Reiterating the importance of trust if a consensus was to be reached on electoral reform, Lam called on radicals not to carry out acts that were likely to irritate the central leadership and hinder the city's relationship with Beijing.
Hours after Lam's remarks, activist Lui Yuk-lin protested outside the Central PLA barracks. Police asked her to leave and the army closed the gate to the barracks for a while.
Four pro-independence activists were arrested and a fifth is being investigated for trespassing on the PLA base during the protest against the conversion of a prime harbourfront spot into a military berth.

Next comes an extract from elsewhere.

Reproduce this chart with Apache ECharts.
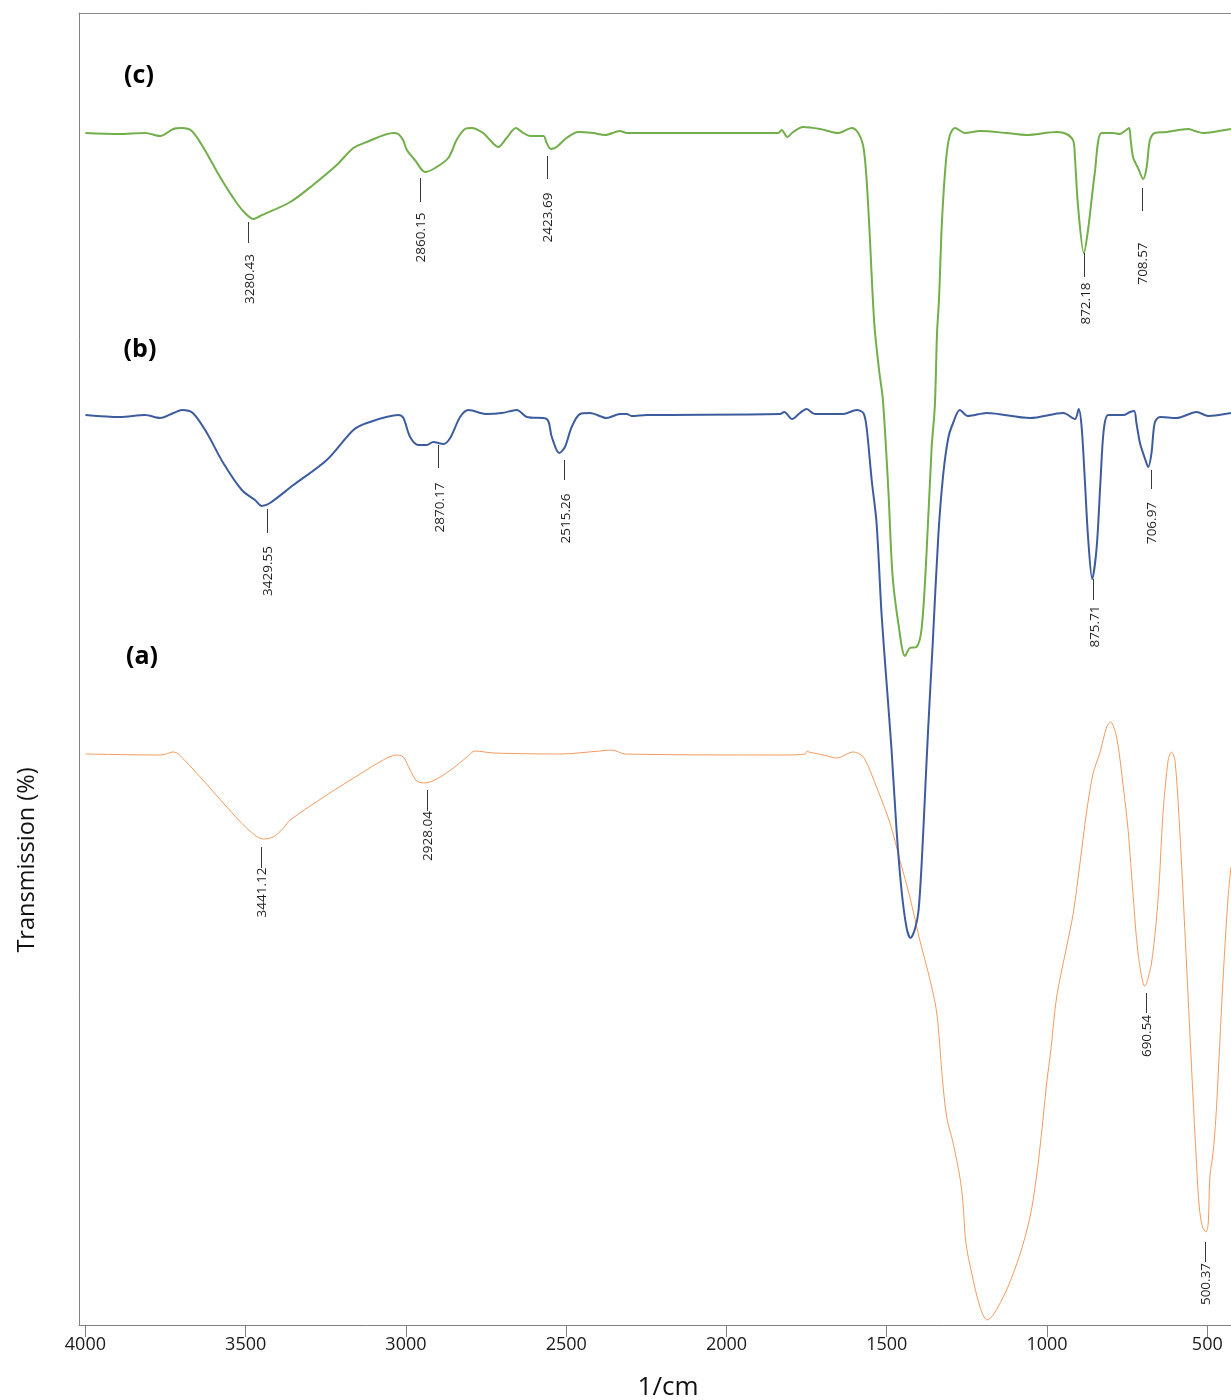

Separately, Liberal Party leader James Tien Pei-chun criticised Chief Executive Leung Chun-ying as "narrow-minded", accusing him of banning his ministers from attending the Beijing-loyalist party's 20th anniversary dinner last month. Only several undersecretaries showed up for the dinner on December 16.
Tien suggested this could have been an effort to punish the party after it joined forces with the pan-democrats to back the ill-fated motion for an investigation into the government's free-to-air TV licensing decision.
"But it's impossible for the Liberal Party to accept every policy put forward by the government … our lawmakers' power comes from the voters, not the government," he told TVB.
Although the Liberal Party put pressure on the government over the TV licensing row, Tien said that it had not affected the party's relationship with Beijing. He added that the party was yet to hear from Beijing on the matter.
But Lam dismissed Tien's claims, saying the government treated all parties equally. She added that she could not attend the dinner because she was not in Hong Kong at the time.
Meanwhile, in an unrelated incident, a 49-year-old man arrested on Friday for trespassing at the PLA headquarters in Admiralty has been granted bail.